[Task] Copy each line below in which the string "with" occurs.

[The records]

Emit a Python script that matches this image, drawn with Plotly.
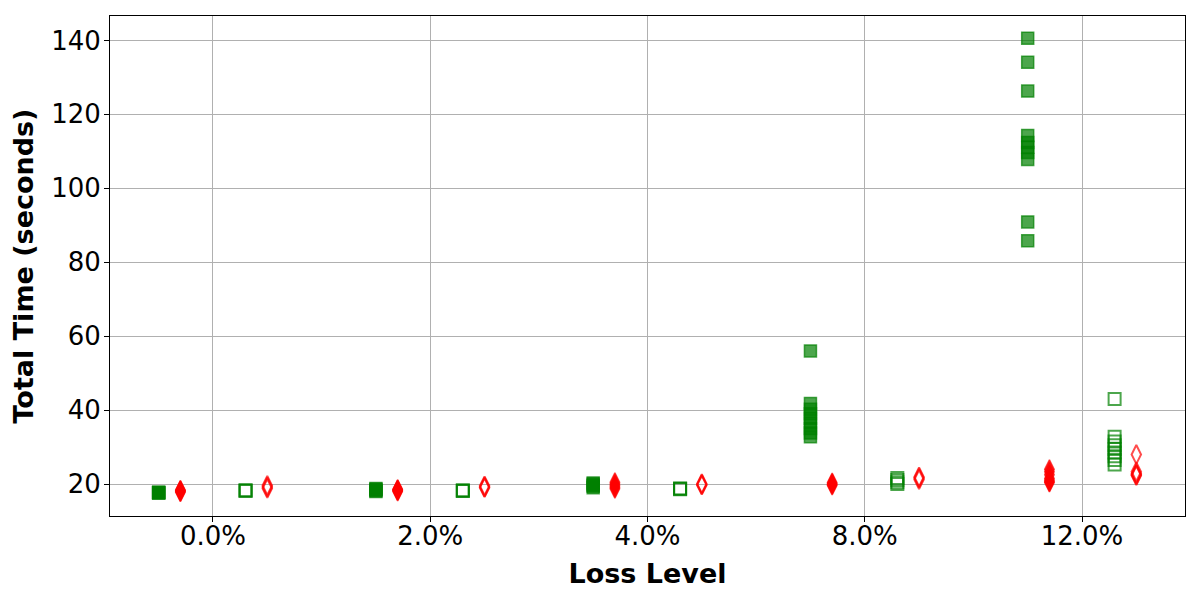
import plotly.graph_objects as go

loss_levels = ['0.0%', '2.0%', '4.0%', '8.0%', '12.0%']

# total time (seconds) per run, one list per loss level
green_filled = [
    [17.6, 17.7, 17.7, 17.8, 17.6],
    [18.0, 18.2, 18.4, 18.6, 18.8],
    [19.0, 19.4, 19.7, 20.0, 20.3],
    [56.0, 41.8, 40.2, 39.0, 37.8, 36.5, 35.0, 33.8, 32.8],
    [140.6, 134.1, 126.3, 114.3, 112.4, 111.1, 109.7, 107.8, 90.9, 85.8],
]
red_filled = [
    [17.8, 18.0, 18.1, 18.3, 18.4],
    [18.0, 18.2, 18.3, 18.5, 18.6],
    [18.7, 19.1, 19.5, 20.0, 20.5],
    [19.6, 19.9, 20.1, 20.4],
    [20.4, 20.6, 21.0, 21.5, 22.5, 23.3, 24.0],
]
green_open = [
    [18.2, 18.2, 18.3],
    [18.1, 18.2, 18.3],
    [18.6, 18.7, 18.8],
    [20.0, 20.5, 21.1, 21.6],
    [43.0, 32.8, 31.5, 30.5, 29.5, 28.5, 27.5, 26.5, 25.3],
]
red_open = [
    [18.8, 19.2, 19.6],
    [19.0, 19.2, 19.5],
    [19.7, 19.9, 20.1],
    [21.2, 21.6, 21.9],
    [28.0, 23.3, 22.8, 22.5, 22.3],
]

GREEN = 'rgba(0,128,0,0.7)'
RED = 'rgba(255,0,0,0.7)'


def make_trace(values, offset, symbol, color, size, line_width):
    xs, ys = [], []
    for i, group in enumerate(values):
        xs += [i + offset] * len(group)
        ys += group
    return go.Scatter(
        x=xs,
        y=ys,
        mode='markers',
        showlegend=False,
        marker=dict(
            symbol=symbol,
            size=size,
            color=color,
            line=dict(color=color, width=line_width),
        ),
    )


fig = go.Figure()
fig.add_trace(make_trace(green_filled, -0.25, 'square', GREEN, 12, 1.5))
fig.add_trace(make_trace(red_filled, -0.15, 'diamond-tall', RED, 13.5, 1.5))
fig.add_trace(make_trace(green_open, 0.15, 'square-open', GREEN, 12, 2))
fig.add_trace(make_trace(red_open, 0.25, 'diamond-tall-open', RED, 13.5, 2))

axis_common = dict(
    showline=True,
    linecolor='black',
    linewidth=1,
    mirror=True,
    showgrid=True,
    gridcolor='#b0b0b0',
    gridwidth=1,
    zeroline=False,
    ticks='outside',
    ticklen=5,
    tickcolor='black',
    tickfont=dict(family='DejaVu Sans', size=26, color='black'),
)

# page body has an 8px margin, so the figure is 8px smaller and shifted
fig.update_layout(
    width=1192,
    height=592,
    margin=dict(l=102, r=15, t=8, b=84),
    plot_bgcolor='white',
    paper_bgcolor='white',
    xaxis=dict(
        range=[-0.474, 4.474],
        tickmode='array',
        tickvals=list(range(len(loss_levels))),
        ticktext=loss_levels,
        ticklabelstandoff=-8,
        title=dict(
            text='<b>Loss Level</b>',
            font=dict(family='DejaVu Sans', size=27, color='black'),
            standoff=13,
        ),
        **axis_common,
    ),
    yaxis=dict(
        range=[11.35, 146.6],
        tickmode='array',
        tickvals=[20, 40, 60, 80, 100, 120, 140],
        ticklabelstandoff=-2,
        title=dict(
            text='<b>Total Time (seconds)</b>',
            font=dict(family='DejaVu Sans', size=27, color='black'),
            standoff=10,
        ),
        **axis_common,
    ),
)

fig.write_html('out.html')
...
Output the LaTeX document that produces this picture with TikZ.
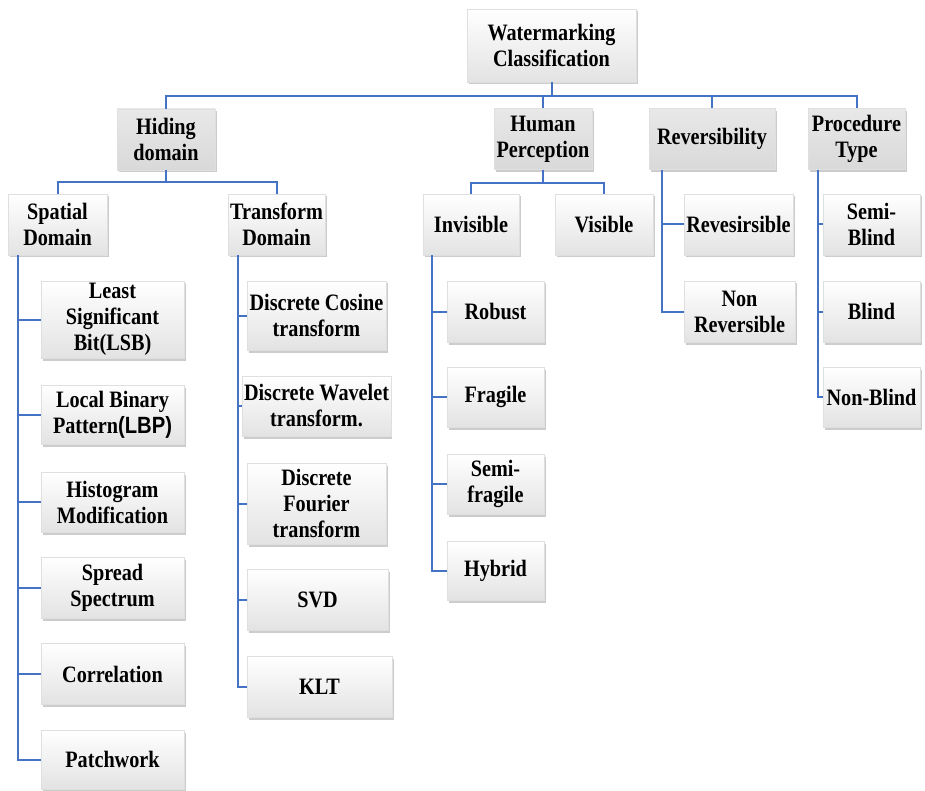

[Expected output]
Emit a Python script that matches this image, drawn with Plotly.
Output the LaTeX document that produces this picture with TikZ.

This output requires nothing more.